Lines of data
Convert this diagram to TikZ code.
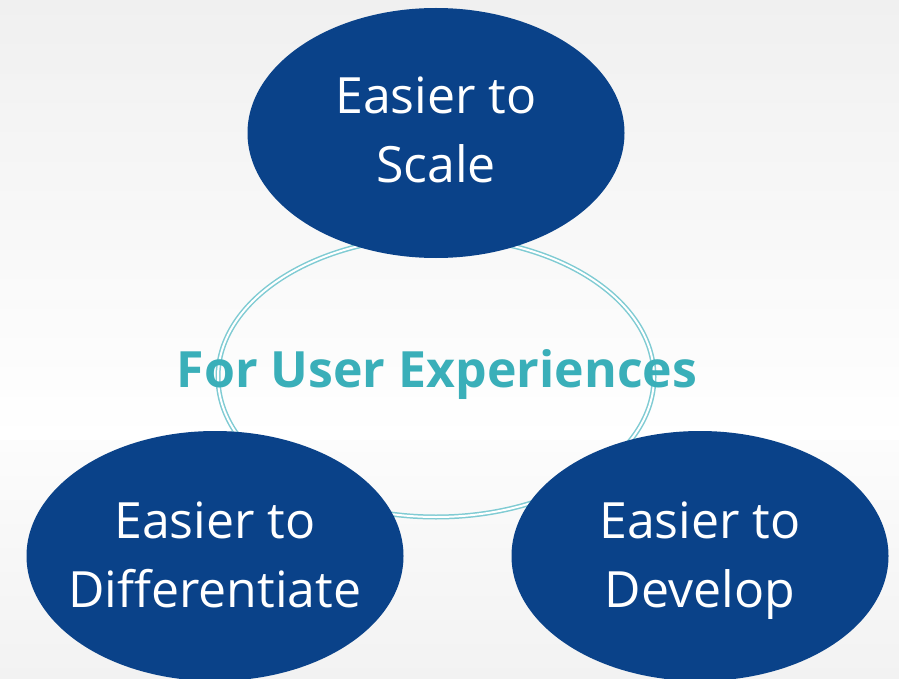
\documentclass[tikz,border=0pt]{standalone}
\usepackage{fontspec}
\setmainfont{Open Sans}
\usetikzlibrary{shapes.geometric}
\definecolor{navy}{HTML}{0A4289}
\definecolor{ringc}{HTML}{7FCBD3}
\definecolor{tealc}{HTML}{3AAFB9}
\definecolor{bgtop}{HTML}{F0F0F0}
\definecolor{bgbot}{HTML}{F2F2F2}
\definecolor{bgmid}{HTML}{FCFCFC}
\begin{document}
\begin{tikzpicture}[x=1pt,y=-1pt,
  blob/.style={ellipse, fill=navy, minimum width=377pt, minimum height=250pt,
    inner sep=0pt},
  lbl/.style={anchor=base, inner sep=0pt, text=white, font=\fontsize{50}{69}\selectfont},
  ringstyle/.style={ellipse, draw=ringc, double=white, double distance=2pt,
    line width=1.5pt, minimum width=436pt, minimum height=280pt, inner sep=0pt},
  titlestyle/.style={anchor=base, inner sep=0pt, text=tealc, font=\bfseries\fontsize{50}{58}\selectfont}]
\useasboundingbox (0,0) rectangle (899,679);
\shade[top color=bgtop, bottom color=white] (0,0) rectangle (899,440);
\shade[top color=bgmid, bottom color=bgbot] (0,440) rectangle (899,679);
\node[ringstyle] (ring) at (436,377) {};
\node[blob] (scale) at (436,133) {};
\node[blob] (diff) at (215,556) {};
\node[blob] (dev) at (700,556) {};
\node[lbl] (scaleA) at (436,114) {Easier to};
\node[lbl] (scaleB) at (436,183) {Scale};
\node[lbl] (diffA) at (215,538) {Easier to};
\node[lbl] (diffB) at (215,607) {Differentiate};
\node[lbl] (devA) at (700,538) {Easier to};
\node[lbl] (devB) at (700,607) {Develop};
\node[titlestyle] (title) at (437,387) {For User Experiences};
\end{tikzpicture}
\end{document}
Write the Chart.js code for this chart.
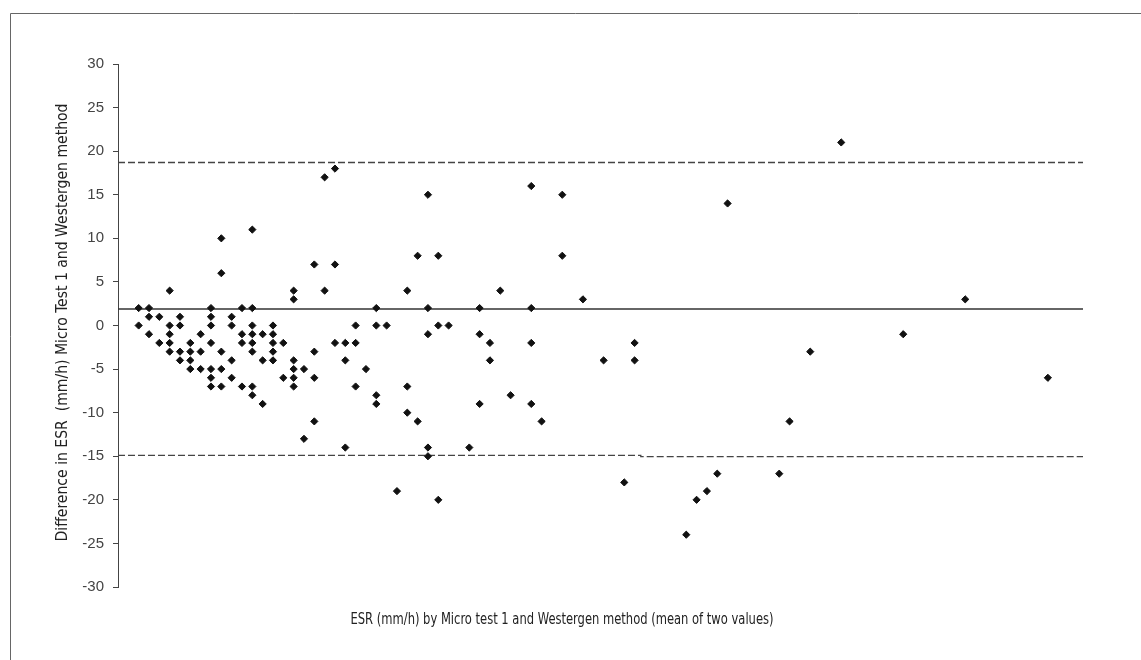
<!DOCTYPE html>
<html>
<head>
<meta charset="utf-8">
<script src="https://cdn.jsdelivr.net/npm/chart.js@4.4.1/dist/chart.umd.min.js"></script>
<style>
  html, body { margin: 0; padding: 0; background: #fff; }
  canvas { display: block; }
</style>
</head>
<body>
<canvas id="blandAltman" width="1141" height="660"></canvas>
<script>
// Mean ESR of the two methods (x) and their difference (y), one entry per sample
const esrMean = [
  2, 2,
  3, 3, 3,
  4, 4,
  5, 5, 5, 5, 5,
  6, 6, 6, 6,
  7, 7, 7, 7,
  8, 8, 8,
  9, 9, 9, 9, 9, 9, 9,
  10, 10, 10, 10, 10,
  11, 11, 11, 11,
  12, 12, 12, 12,
  13, 13, 13, 13, 13, 13, 13, 13,
  14, 14, 14,
  15, 15, 15, 15, 15,
  16, 16,
  17, 17, 17, 17, 17, 17,
  18, 18,
  19, 19, 19, 19,
  20, 20,
  21, 21, 21,
  22, 22, 22,
  23, 23, 23,
  24,
  25, 25, 25, 25,
  26,
  27,
  28, 28, 28,
  29, 29,
  30, 30, 30, 30, 30,
  31, 31, 31,
  32,
  34,
  35, 35, 35,
  36, 36,
  37,
  38,
  40, 40, 40, 40,
  41,
  43, 43,
  45,
  47,
  49,
  50, 50,
  55, 56, 57, 58, 59,
  64, 65, 67, 70, 76, 82, 90
];
const esrDiff = [
  2, 0,
  2, 1, -1,
  1, -2,
  4, 0, -1, -2, -3,
  1, 0, -3, -4,
  -2, -3, -4, -5,
  -1, -3, -5,
  2, 1, 0, -2, -5, -6, -7,
  10, 6, -3, -5, -7,
  1, 0, -4, -6,
  2, -1, -2, -7,
  11, 2, 0, -1, -2, -3, -7, -8,
  -1, -4, -9,
  0, -1, -2, -3, -4,
  -2, -6,
  4, 3, -4, -5, -6, -7,
  -5, -13,
  7, -3, -6, -11,
  17, 4,
  18, 7, -2,
  -2, -4, -14,
  0, -2, -7,
  -5,
  2, 0, -8, -9,
  0,
  -19,
  4, -7, -10,
  8, -11,
  15, 2, -1, -14, -15,
  8, 0, -20,
  0,
  -14,
  2, -1, -9,
  -2, -4,
  4,
  -8,
  16, 2, -2, -9,
  -11,
  15, 8,
  3,
  -4,
  -18,
  -2, -4,
  -24, -20, -19, -17, 14,
  -17, -11, -3, 21, -1, 3, -6
];

// Mean difference and limits of agreement
const meanDiff = 1.9;
const upperLimit = 18.7;
const lowerLimit = [-14.9, -15.05];   // the lower line steps slightly at limitBreak
const limitBreak = 50.6;
const xMax = 93.4;

const yTicks = [-30, -25, -20, -15, -10, -5, 0, 5, 10, 15, 20, 25, 30];

const xTitle = 'ESR (mm/h) by Micro test 1 and Westergen method (mean of two values)';
const yTitle = 'Difference in ESR  (mm/h) Micro Test 1 and Westergen method';

const points = esrMean.map((x, i) => ({ x: x, y: esrDiff[i] }));

const titleFont = '16px "Liberation Sans Narrow", "DejaVu Sans Condensed", "Arial Narrow", sans-serif';

// draws a text squeezed/stretched to a given width
function drawFitted(ctx, text, cx, cy, width, rot) {
  ctx.save();
  ctx.translate(cx, cy);
  ctx.rotate(rot);
  ctx.font = titleFont;
  const w = ctx.measureText(text).width;
  ctx.scale(width / w, 1);
  ctx.fillStyle = '#222';
  ctx.textAlign = 'center';
  ctx.textBaseline = 'middle';
  ctx.fillText(text, 0, 0);
  ctx.restore();
}

const framePlugin = {
  id: 'frame',
  beforeDraw(chart) {
    const ctx = chart.ctx;
    ctx.save();
    ctx.strokeStyle = '#666';
    ctx.lineWidth = 1;
    ctx.beginPath();
    ctx.moveTo(10.5, chart.height);
    ctx.lineTo(10.5, 13.5);
    ctx.lineTo(chart.width, 13.5);
    ctx.stroke();
    ctx.restore();
  },
  afterDraw(chart) {
    drawFitted(chart.ctx, xTitle, 562, 620, 423, 0);
    drawFitted(chart.ctx, yTitle, 63, 322.5, 438, -Math.PI / 2);
  }
};

const ctx = document.getElementById('blandAltman').getContext('2d');
const baChart = new Chart(ctx, {
  type: 'scatter',
  data: {
    datasets: [
      {
        label: 'Samples',
        data: points,
        pointStyle: 'rectRot',
        pointRadius: 3.6,
        pointBorderWidth: 1,
        backgroundColor: '#111',
        borderColor: '#111',
        order: 0
      },
      {
        type: 'line',
        label: 'Mean',
        data: [{ x: 0, y: meanDiff }, { x: xMax, y: meanDiff }],
        borderColor: '#333',
        borderWidth: 1.5,
        pointRadius: 0,
        order: 1
      },
      {
        type: 'line',
        label: 'Upper limit',
        data: [{ x: 0, y: upperLimit }, { x: xMax, y: upperLimit }],
        borderColor: '#444',
        borderWidth: 1.3,
        borderDash: [7, 3],
        pointRadius: 0,
        order: 1
      },
      {
        type: 'line',
        label: 'Lower limit',
        data: [
          { x: 0, y: lowerLimit[0] },
          { x: limitBreak, y: lowerLimit[0] },
          { x: limitBreak, y: lowerLimit[1] },
          { x: xMax, y: lowerLimit[1] }
        ],
        borderColor: '#444',
        borderWidth: 1.3,
        borderDash: [7, 3],
        pointRadius: 0,
        order: 1
      }
    ]
  },
  options: {
    responsive: false,
    animation: false,
    layout: { padding: { left: 0, right: 58, top: 64, bottom: 73 } },
    plugins: {
      legend: { display: false },
      tooltip: { enabled: false }
    },
    scales: {
      x: {
        type: 'linear',
        display: false,
        min: 0,
        max: xMax
      },
      y: {
        type: 'linear',
        min: -30,
        max: 30,
        afterFit(scale) { scale.width = 118; },
        afterBuildTicks(scale) { scale.ticks = yTicks.map(v => ({ value: v })); },
        ticks: {
          padding: 9,
          color: '#444',
          font: { family: '"Liberation Sans", Arial, sans-serif', size: 15 }
        },
        grid: {
          drawOnChartArea: false,
          drawTicks: true,
          tickLength: 5,
          color: '#444'
        },
        border: { display: true, color: '#444', width: 1 }
      }
    }
  },
  plugins: [framePlugin]
});
</script>
</body>
</html>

- Your task
Respond with nothing but the number of lines in the entries that contain the string "this".

- Task output
2